*SOURCE DATA:*
☆ ☆ ☆ ☆
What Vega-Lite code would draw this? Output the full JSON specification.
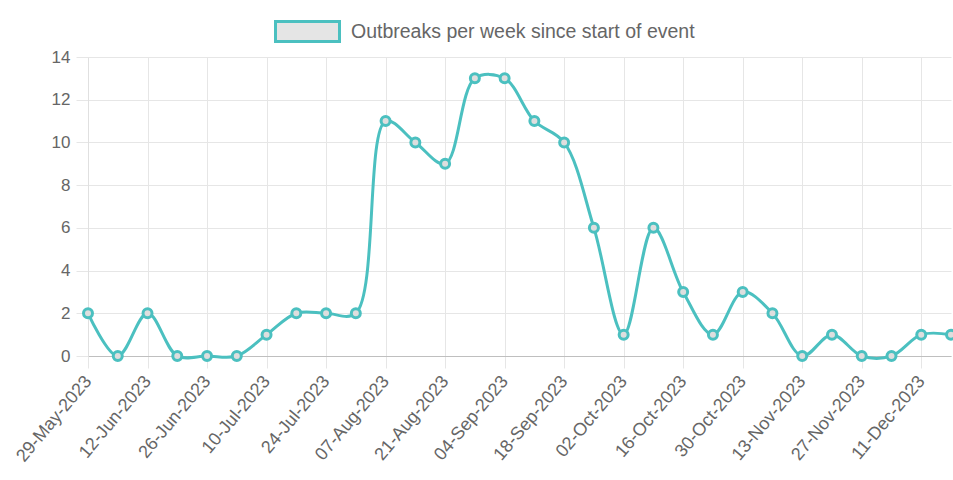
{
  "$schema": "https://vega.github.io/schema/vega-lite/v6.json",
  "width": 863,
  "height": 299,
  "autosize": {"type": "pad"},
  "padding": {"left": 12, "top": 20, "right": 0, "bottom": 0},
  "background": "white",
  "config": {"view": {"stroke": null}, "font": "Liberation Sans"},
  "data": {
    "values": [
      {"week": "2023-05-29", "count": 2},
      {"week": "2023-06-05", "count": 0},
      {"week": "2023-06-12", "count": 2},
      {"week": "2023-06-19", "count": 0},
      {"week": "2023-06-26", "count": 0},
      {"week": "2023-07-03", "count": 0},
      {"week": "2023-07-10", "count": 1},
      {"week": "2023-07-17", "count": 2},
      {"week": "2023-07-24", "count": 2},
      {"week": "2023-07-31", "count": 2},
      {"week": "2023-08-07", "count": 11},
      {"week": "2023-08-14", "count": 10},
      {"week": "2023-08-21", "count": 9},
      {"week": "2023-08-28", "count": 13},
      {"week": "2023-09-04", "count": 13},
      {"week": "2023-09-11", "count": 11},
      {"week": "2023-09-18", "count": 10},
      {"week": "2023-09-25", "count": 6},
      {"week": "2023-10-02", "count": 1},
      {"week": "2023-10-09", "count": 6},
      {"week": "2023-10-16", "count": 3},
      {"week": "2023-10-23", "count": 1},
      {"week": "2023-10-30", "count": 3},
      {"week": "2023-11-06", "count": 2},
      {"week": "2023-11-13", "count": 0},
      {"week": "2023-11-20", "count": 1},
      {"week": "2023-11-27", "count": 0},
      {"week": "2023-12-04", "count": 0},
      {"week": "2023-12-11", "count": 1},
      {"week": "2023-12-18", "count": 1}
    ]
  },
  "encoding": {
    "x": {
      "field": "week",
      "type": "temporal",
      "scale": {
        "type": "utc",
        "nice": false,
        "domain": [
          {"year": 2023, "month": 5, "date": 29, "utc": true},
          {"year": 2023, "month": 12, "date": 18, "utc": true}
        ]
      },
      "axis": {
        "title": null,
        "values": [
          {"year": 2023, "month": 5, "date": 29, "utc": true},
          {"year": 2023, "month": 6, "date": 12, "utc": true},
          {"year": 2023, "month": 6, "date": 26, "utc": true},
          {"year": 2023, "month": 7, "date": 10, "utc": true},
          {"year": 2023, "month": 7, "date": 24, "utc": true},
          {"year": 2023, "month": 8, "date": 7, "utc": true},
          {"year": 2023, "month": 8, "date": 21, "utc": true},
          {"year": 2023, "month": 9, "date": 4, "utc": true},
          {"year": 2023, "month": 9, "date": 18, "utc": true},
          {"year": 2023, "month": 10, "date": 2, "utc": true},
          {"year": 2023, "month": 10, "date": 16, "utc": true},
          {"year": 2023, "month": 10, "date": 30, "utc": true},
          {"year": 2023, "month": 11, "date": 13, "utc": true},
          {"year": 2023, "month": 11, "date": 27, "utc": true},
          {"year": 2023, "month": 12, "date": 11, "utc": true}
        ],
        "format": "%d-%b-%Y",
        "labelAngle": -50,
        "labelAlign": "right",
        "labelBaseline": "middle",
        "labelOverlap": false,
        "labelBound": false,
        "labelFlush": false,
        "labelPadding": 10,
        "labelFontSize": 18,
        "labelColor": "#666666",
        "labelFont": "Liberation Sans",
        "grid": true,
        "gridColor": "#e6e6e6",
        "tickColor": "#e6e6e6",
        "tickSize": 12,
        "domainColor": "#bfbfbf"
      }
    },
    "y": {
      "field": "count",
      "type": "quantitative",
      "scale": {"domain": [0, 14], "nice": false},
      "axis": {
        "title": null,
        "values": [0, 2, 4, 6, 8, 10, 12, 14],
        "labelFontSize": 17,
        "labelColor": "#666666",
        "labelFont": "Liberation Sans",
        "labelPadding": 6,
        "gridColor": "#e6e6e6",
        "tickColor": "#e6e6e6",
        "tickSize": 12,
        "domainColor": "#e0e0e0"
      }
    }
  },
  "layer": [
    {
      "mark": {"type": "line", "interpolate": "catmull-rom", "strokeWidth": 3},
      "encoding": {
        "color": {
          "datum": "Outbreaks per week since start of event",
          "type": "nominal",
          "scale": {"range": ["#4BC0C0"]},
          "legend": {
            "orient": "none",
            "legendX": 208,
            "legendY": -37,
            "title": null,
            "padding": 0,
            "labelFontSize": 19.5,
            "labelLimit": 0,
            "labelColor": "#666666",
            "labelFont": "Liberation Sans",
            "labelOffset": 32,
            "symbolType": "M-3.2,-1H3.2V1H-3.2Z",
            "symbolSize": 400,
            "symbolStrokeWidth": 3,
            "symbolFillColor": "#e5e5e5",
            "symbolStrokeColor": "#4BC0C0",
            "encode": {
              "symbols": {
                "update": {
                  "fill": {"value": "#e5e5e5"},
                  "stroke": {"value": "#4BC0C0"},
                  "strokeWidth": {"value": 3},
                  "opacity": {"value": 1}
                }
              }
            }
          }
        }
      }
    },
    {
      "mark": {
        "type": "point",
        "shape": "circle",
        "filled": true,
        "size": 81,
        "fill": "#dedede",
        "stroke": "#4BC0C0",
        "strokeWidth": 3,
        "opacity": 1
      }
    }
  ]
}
☆ ☆ ☆ ☆
*PROBLEM DETAILS:*
Transcribe the full listing above exactly as it stands, minus the pictures.

*SOLUTION TO THE PROBLEM:*
What Vega-Lite code would draw this? Output the full JSON specification.
{
  "$schema": "https://vega.github.io/schema/vega-lite/v6.json",
  "width": 863,
  "height": 299,
  "autosize": {"type": "pad"},
  "padding": {"left": 12, "top": 20, "right": 0, "bottom": 0},
  "background": "white",
  "config": {"view": {"stroke": null}, "font": "Liberation Sans"},
  "data": {
    "values": [
      {"week": "2023-05-29", "count": 2},
      {"week": "2023-06-05", "count": 0},
      {"week": "2023-06-12", "count": 2},
      {"week": "2023-06-19", "count": 0},
      {"week": "2023-06-26", "count": 0},
      {"week": "2023-07-03", "count": 0},
      {"week": "2023-07-10", "count": 1},
      {"week": "2023-07-17", "count": 2},
      {"week": "2023-07-24", "count": 2},
      {"week": "2023-07-31", "count": 2},
      {"week": "2023-08-07", "count": 11},
      {"week": "2023-08-14", "count": 10},
      {"week": "2023-08-21", "count": 9},
      {"week": "2023-08-28", "count": 13},
      {"week": "2023-09-04", "count": 13},
      {"week": "2023-09-11", "count": 11},
      {"week": "2023-09-18", "count": 10},
      {"week": "2023-09-25", "count": 6},
      {"week": "2023-10-02", "count": 1},
      {"week": "2023-10-09", "count": 6},
      {"week": "2023-10-16", "count": 3},
      {"week": "2023-10-23", "count": 1},
      {"week": "2023-10-30", "count": 3},
      {"week": "2023-11-06", "count": 2},
      {"week": "2023-11-13", "count": 0},
      {"week": "2023-11-20", "count": 1},
      {"week": "2023-11-27", "count": 0},
      {"week": "2023-12-04", "count": 0},
      {"week": "2023-12-11", "count": 1},
      {"week": "2023-12-18", "count": 1}
    ]
  },
  "encoding": {
    "x": {
      "field": "week",
      "type": "temporal",
      "scale": {
        "type": "utc",
        "nice": false,
        "domain": [
          {"year": 2023, "month": 5, "date": 29, "utc": true},
          {"year": 2023, "month": 12, "date": 18, "utc": true}
        ]
      },
      "axis": {
        "title": null,
        "values": [
          {"year": 2023, "month": 5, "date": 29, "utc": true},
          {"year": 2023, "month": 6, "date": 12, "utc": true},
          {"year": 2023, "month": 6, "date": 26, "utc": true},
          {"year": 2023, "month": 7, "date": 10, "utc": true},
          {"year": 2023, "month": 7, "date": 24, "utc": true},
          {"year": 2023, "month": 8, "date": 7, "utc": true},
          {"year": 2023, "month": 8, "date": 21, "utc": true},
          {"year": 2023, "month": 9, "date": 4, "utc": true},
          {"year": 2023, "month": 9, "date": 18, "utc": true},
          {"year": 2023, "month": 10, "date": 2, "utc": true},
          {"year": 2023, "month": 10, "date": 16, "utc": true},
          {"year": 2023, "month": 10, "date": 30, "utc": true},
          {"year": 2023, "month": 11, "date": 13, "utc": true},
          {"year": 2023, "month": 11, "date": 27, "utc": true},
          {"year": 2023, "month": 12, "date": 11, "utc": true}
        ],
        "format": "%d-%b-%Y",
        "labelAngle": -50,
        "labelAlign": "right",
        "labelBaseline": "middle",
        "labelOverlap": false,
        "labelBound": false,
        "labelFlush": false,
        "labelPadding": 10,
        "labelFontSize": 18,
        "labelColor": "#666666",
        "labelFont": "Liberation Sans",
        "grid": true,
        "gridColor": "#e6e6e6",
        "tickColor": "#e6e6e6",
        "tickSize": 12,
        "domainColor": "#bfbfbf"
      }
    },
    "y": {
      "field": "count",
      "type": "quantitative",
      "scale": {"domain": [0, 14], "nice": false},
      "axis": {
        "title": null,
        "values": [0, 2, 4, 6, 8, 10, 12, 14],
        "labelFontSize": 17,
        "labelColor": "#666666",
        "labelFont": "Liberation Sans",
        "labelPadding": 6,
        "gridColor": "#e6e6e6",
        "tickColor": "#e6e6e6",
        "tickSize": 12,
        "domainColor": "#e0e0e0"
      }
    }
  },
  "layer": [
    {
      "mark": {"type": "line", "interpolate": "catmull-rom", "strokeWidth": 3},
      "encoding": {
        "color": {
          "datum": "Outbreaks per week since start of event",
          "type": "nominal",
          "scale": {"range": ["#4BC0C0"]},
          "legend": {
            "orient": "none",
            "legendX": 208,
            "legendY": -37,
            "title": null,
            "padding": 0,
            "labelFontSize": 19.5,
            "labelLimit": 0,
            "labelColor": "#666666",
            "labelFont": "Liberation Sans",
            "labelOffset": 32,
            "symbolType": "M-3.2,-1H3.2V1H-3.2Z",
            "symbolSize": 400,
            "symbolStrokeWidth": 3,
            "symbolFillColor": "#e5e5e5",
            "symbolStrokeColor": "#4BC0C0",
            "encode": {
              "symbols": {
                "update": {
                  "fill": {"value": "#e5e5e5"},
                  "stroke": {"value": "#4BC0C0"},
                  "strokeWidth": {"value": 3},
                  "opacity": {"value": 1}
                }
              }
            }
          }
        }
      }
    },
    {
      "mark": {
        "type": "point",
        "shape": "circle",
        "filled": true,
        "size": 81,
        "fill": "#dedede",
        "stroke": "#4BC0C0",
        "strokeWidth": 3,
        "opacity": 1
      }
    }
  ]
}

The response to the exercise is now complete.